*TASK TO CARRY OUT:*
Skip every picture and transcribe the remaining material exactly.

◇ ◇ ◇ ◇

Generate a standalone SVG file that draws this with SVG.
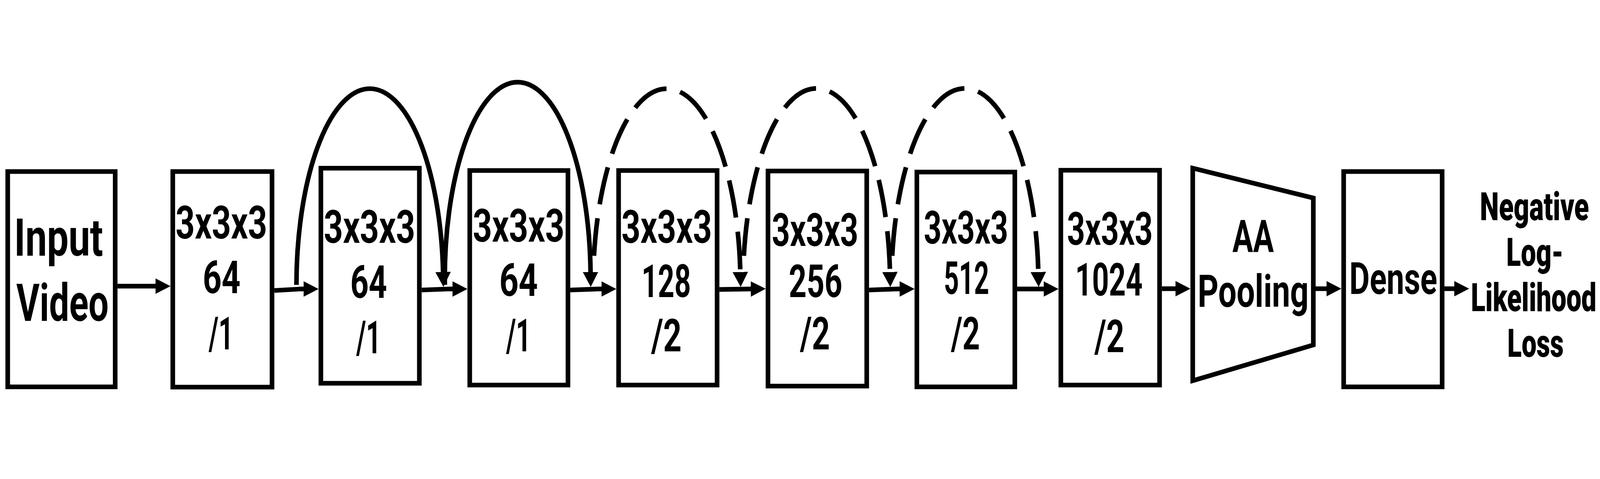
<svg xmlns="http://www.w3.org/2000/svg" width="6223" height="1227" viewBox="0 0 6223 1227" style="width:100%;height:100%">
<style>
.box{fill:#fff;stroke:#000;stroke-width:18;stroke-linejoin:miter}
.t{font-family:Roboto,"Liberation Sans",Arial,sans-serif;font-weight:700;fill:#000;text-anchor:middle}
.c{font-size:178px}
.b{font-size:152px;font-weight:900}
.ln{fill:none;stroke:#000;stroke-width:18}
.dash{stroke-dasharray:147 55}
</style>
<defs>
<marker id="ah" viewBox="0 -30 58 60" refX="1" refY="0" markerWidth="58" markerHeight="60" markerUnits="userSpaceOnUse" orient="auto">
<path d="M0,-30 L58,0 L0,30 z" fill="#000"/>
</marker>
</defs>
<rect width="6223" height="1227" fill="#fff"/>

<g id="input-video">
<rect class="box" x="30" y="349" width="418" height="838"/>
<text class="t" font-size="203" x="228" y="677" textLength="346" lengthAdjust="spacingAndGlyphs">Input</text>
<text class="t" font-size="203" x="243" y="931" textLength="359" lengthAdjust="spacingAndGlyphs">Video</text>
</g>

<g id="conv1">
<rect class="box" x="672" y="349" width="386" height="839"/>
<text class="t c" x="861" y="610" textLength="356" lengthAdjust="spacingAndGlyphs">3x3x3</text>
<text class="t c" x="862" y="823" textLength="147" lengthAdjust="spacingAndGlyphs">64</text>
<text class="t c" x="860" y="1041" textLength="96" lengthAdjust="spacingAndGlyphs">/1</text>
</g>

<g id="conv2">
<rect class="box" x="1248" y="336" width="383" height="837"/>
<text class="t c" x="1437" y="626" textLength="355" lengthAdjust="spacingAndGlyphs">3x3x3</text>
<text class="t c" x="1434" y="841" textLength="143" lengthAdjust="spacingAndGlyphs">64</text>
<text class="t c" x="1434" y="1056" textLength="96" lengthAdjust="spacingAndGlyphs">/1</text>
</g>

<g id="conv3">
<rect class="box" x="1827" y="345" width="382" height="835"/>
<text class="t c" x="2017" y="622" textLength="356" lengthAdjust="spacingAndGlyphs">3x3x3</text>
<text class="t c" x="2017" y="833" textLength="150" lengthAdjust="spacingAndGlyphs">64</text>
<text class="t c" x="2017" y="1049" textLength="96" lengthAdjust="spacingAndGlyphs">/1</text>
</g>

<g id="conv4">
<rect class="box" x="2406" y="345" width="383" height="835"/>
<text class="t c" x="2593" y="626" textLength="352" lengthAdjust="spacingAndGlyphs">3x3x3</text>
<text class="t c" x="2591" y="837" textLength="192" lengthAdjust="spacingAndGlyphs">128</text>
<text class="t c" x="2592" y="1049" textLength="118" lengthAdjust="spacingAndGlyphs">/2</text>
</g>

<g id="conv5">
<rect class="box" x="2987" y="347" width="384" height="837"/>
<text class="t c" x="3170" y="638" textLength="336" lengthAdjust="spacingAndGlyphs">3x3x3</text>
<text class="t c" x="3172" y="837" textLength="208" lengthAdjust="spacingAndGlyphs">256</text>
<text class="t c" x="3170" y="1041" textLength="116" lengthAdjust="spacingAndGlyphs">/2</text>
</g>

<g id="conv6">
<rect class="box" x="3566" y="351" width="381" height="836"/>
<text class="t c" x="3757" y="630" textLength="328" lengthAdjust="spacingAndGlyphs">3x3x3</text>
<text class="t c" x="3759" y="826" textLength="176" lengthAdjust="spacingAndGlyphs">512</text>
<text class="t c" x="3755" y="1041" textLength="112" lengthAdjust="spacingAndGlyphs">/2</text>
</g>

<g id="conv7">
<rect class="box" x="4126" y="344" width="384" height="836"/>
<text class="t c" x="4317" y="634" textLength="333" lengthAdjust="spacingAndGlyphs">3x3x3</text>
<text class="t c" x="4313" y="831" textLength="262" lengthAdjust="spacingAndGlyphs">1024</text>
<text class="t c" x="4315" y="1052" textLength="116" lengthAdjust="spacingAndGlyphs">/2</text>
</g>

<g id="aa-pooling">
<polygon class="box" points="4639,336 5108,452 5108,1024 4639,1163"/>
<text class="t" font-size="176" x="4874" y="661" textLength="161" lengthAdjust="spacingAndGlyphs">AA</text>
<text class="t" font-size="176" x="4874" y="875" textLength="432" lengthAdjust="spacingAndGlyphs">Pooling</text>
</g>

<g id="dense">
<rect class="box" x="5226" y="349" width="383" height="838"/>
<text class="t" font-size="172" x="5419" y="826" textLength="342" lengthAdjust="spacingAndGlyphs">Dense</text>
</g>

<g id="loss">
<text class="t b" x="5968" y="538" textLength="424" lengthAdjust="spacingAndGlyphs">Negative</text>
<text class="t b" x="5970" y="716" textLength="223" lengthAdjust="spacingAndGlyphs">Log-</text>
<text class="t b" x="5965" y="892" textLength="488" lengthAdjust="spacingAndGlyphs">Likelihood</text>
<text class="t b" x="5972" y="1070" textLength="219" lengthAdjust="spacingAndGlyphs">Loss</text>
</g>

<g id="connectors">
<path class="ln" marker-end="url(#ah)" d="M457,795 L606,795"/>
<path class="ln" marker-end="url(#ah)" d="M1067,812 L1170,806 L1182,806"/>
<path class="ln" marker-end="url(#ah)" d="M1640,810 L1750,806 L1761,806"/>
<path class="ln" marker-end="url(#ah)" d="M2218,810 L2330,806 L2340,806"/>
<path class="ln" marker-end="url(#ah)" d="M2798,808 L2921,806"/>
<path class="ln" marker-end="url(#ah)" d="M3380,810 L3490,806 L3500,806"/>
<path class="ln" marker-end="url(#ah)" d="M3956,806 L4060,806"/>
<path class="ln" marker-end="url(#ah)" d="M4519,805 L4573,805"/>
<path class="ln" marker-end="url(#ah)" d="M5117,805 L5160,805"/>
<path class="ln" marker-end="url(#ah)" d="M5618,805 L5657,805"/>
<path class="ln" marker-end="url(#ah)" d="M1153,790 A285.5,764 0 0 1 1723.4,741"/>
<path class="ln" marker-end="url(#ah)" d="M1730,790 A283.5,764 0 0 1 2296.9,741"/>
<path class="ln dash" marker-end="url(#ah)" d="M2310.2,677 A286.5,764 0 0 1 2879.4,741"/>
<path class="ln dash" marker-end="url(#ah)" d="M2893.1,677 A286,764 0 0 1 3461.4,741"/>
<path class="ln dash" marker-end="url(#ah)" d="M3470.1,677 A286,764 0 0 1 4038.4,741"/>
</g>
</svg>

◇ ◇ ◇ ◇

*EXERCISE OUTPUT:*
Generate a standalone SVG file that draws this with SVG.
<svg xmlns="http://www.w3.org/2000/svg" width="6223" height="1227" viewBox="0 0 6223 1227" style="width:100%;height:100%">
<style>
.box{fill:#fff;stroke:#000;stroke-width:18;stroke-linejoin:miter}
.t{font-family:Roboto,"Liberation Sans",Arial,sans-serif;font-weight:700;fill:#000;text-anchor:middle}
.c{font-size:178px}
.b{font-size:152px;font-weight:900}
.ln{fill:none;stroke:#000;stroke-width:18}
.dash{stroke-dasharray:147 55}
</style>
<defs>
<marker id="ah" viewBox="0 -30 58 60" refX="1" refY="0" markerWidth="58" markerHeight="60" markerUnits="userSpaceOnUse" orient="auto">
<path d="M0,-30 L58,0 L0,30 z" fill="#000"/>
</marker>
</defs>
<rect width="6223" height="1227" fill="#fff"/>

<g id="input-video">
<rect class="box" x="30" y="349" width="418" height="838"/>
<text class="t" font-size="203" x="228" y="677" textLength="346" lengthAdjust="spacingAndGlyphs">Input</text>
<text class="t" font-size="203" x="243" y="931" textLength="359" lengthAdjust="spacingAndGlyphs">Video</text>
</g>

<g id="conv1">
<rect class="box" x="672" y="349" width="386" height="839"/>
<text class="t c" x="861" y="610" textLength="356" lengthAdjust="spacingAndGlyphs">3x3x3</text>
<text class="t c" x="862" y="823" textLength="147" lengthAdjust="spacingAndGlyphs">64</text>
<text class="t c" x="860" y="1041" textLength="96" lengthAdjust="spacingAndGlyphs">/1</text>
</g>

<g id="conv2">
<rect class="box" x="1248" y="336" width="383" height="837"/>
<text class="t c" x="1437" y="626" textLength="355" lengthAdjust="spacingAndGlyphs">3x3x3</text>
<text class="t c" x="1434" y="841" textLength="143" lengthAdjust="spacingAndGlyphs">64</text>
<text class="t c" x="1434" y="1056" textLength="96" lengthAdjust="spacingAndGlyphs">/1</text>
</g>

<g id="conv3">
<rect class="box" x="1827" y="345" width="382" height="835"/>
<text class="t c" x="2017" y="622" textLength="356" lengthAdjust="spacingAndGlyphs">3x3x3</text>
<text class="t c" x="2017" y="833" textLength="150" lengthAdjust="spacingAndGlyphs">64</text>
<text class="t c" x="2017" y="1049" textLength="96" lengthAdjust="spacingAndGlyphs">/1</text>
</g>

<g id="conv4">
<rect class="box" x="2406" y="345" width="383" height="835"/>
<text class="t c" x="2593" y="626" textLength="352" lengthAdjust="spacingAndGlyphs">3x3x3</text>
<text class="t c" x="2591" y="837" textLength="192" lengthAdjust="spacingAndGlyphs">128</text>
<text class="t c" x="2592" y="1049" textLength="118" lengthAdjust="spacingAndGlyphs">/2</text>
</g>

<g id="conv5">
<rect class="box" x="2987" y="347" width="384" height="837"/>
<text class="t c" x="3170" y="638" textLength="336" lengthAdjust="spacingAndGlyphs">3x3x3</text>
<text class="t c" x="3172" y="837" textLength="208" lengthAdjust="spacingAndGlyphs">256</text>
<text class="t c" x="3170" y="1041" textLength="116" lengthAdjust="spacingAndGlyphs">/2</text>
</g>

<g id="conv6">
<rect class="box" x="3566" y="351" width="381" height="836"/>
<text class="t c" x="3757" y="630" textLength="328" lengthAdjust="spacingAndGlyphs">3x3x3</text>
<text class="t c" x="3759" y="826" textLength="176" lengthAdjust="spacingAndGlyphs">512</text>
<text class="t c" x="3755" y="1041" textLength="112" lengthAdjust="spacingAndGlyphs">/2</text>
</g>

<g id="conv7">
<rect class="box" x="4126" y="344" width="384" height="836"/>
<text class="t c" x="4317" y="634" textLength="333" lengthAdjust="spacingAndGlyphs">3x3x3</text>
<text class="t c" x="4313" y="831" textLength="262" lengthAdjust="spacingAndGlyphs">1024</text>
<text class="t c" x="4315" y="1052" textLength="116" lengthAdjust="spacingAndGlyphs">/2</text>
</g>

<g id="aa-pooling">
<polygon class="box" points="4639,336 5108,452 5108,1024 4639,1163"/>
<text class="t" font-size="176" x="4874" y="661" textLength="161" lengthAdjust="spacingAndGlyphs">AA</text>
<text class="t" font-size="176" x="4874" y="875" textLength="432" lengthAdjust="spacingAndGlyphs">Pooling</text>
</g>

<g id="dense">
<rect class="box" x="5226" y="349" width="383" height="838"/>
<text class="t" font-size="172" x="5419" y="826" textLength="342" lengthAdjust="spacingAndGlyphs">Dense</text>
</g>

<g id="loss">
<text class="t b" x="5968" y="538" textLength="424" lengthAdjust="spacingAndGlyphs">Negative</text>
<text class="t b" x="5970" y="716" textLength="223" lengthAdjust="spacingAndGlyphs">Log-</text>
<text class="t b" x="5965" y="892" textLength="488" lengthAdjust="spacingAndGlyphs">Likelihood</text>
<text class="t b" x="5972" y="1070" textLength="219" lengthAdjust="spacingAndGlyphs">Loss</text>
</g>

<g id="connectors">
<path class="ln" marker-end="url(#ah)" d="M457,795 L606,795"/>
<path class="ln" marker-end="url(#ah)" d="M1067,812 L1170,806 L1182,806"/>
<path class="ln" marker-end="url(#ah)" d="M1640,810 L1750,806 L1761,806"/>
<path class="ln" marker-end="url(#ah)" d="M2218,810 L2330,806 L2340,806"/>
<path class="ln" marker-end="url(#ah)" d="M2798,808 L2921,806"/>
<path class="ln" marker-end="url(#ah)" d="M3380,810 L3490,806 L3500,806"/>
<path class="ln" marker-end="url(#ah)" d="M3956,806 L4060,806"/>
<path class="ln" marker-end="url(#ah)" d="M4519,805 L4573,805"/>
<path class="ln" marker-end="url(#ah)" d="M5117,805 L5160,805"/>
<path class="ln" marker-end="url(#ah)" d="M5618,805 L5657,805"/>
<path class="ln" marker-end="url(#ah)" d="M1153,790 A285.5,764 0 0 1 1723.4,741"/>
<path class="ln" marker-end="url(#ah)" d="M1730,790 A283.5,764 0 0 1 2296.9,741"/>
<path class="ln dash" marker-end="url(#ah)" d="M2310.2,677 A286.5,764 0 0 1 2879.4,741"/>
<path class="ln dash" marker-end="url(#ah)" d="M2893.1,677 A286,764 0 0 1 3461.4,741"/>
<path class="ln dash" marker-end="url(#ah)" d="M3470.1,677 A286,764 0 0 1 4038.4,741"/>
</g>
</svg>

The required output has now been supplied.